Likewise with geography. How big are the Elflands? Where are the seas? Various outer provinces governed by rebellious lords are mentioned - where are they and how long does it take for messages to get to and fro? Do they control access to important resources? A simple map would have sufficed to answer all these questions. As it is, the reader is left with them nagging at the back of their mind.

Religion is described as important, but the gods and the beliefs about them are mostly ill-characterised. The religious leaders appear to be apolitical, which is both unconvincing and a missed opportunity to add another dimension to the court politics.

Where Addison does go to town on the world-building, she goes too far. There are over a thousand foreign names, some of them very similar-sounding and hard to remember. The spelling and pronunciation rules are consistent, which is welcome, but the guide that explains them is at the back of the book rather than being an introduction.

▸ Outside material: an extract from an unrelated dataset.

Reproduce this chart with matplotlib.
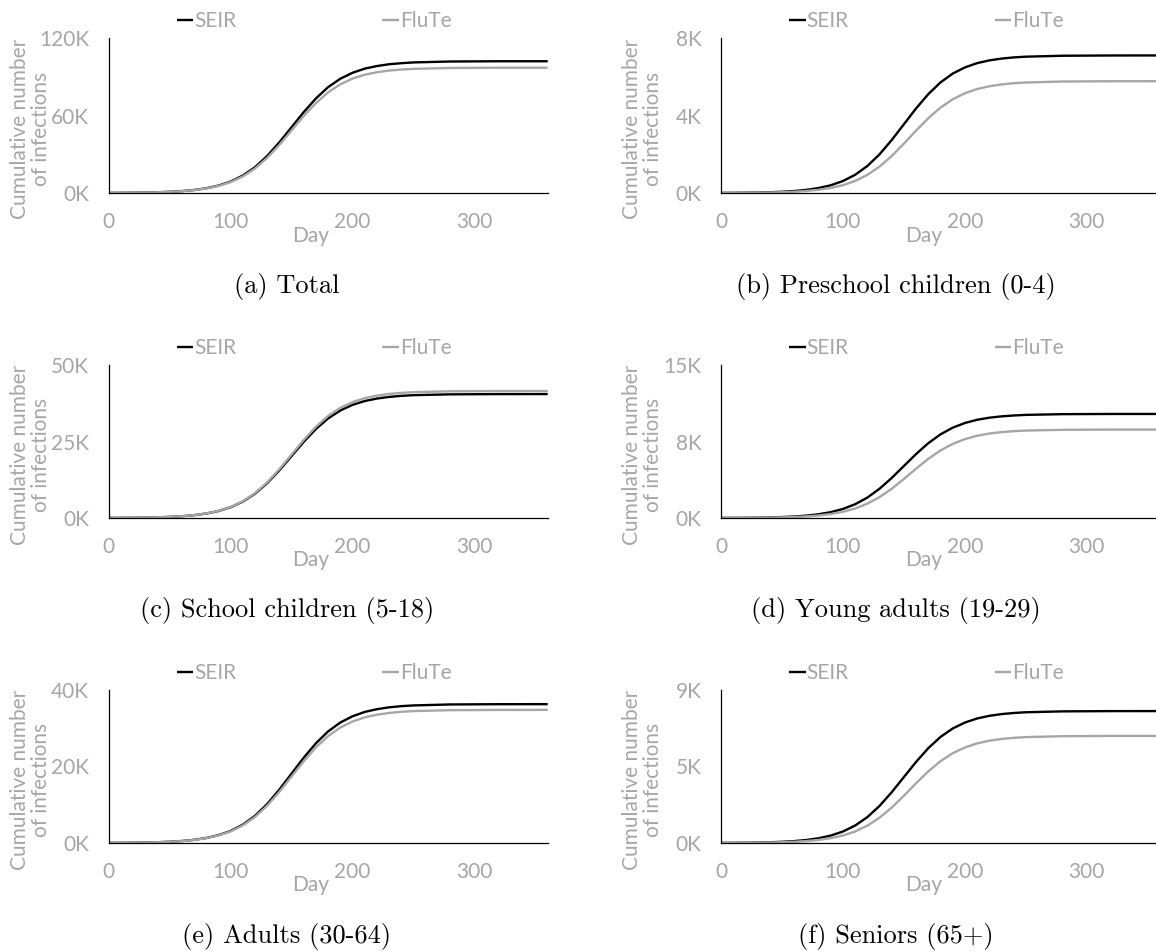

It was irritating to discover I had been mentally mispronouncing the names of several of the characters.

There is an interesting attempt to convey status using modes of speech, but as modern English does not support such distinctions, it comes at the expense of clarity and elegance of prose. The royal "we" is used for formal speech, "thee" and "thou" for family members and close confidantes, and "you" for everything else. The mode sometimes switches several times in one chapter and is confusing and hard to read, particularly for non-Quaker British readers for whom "thee" and "thou" have the formal connotations of the King James Bible.

Similarly for the characterisation. Addison has tried to reproduce the complexity of a mediaeval court, but this means that there are dozens of minor characters who are little more than a name and a single defining characteristic. I was very glad I could use the lookup function on my e-reader to keep track of who was who. This vagueness extends to the villains, who are utterly unmemorable. Maia himself is too nice and deferential to social convention to be much of an active protagonist. As a result, the plot is high on talk and low on things happening. There are only two sequences that could even vaguely be described as action.

So all in all, an interesting and unusual take on high fantasy, but lacking in some important respects. Copying Tolkien's approach to world-building is a good way for a new fantasy writer to start, but Addison still has a lot to learn from him.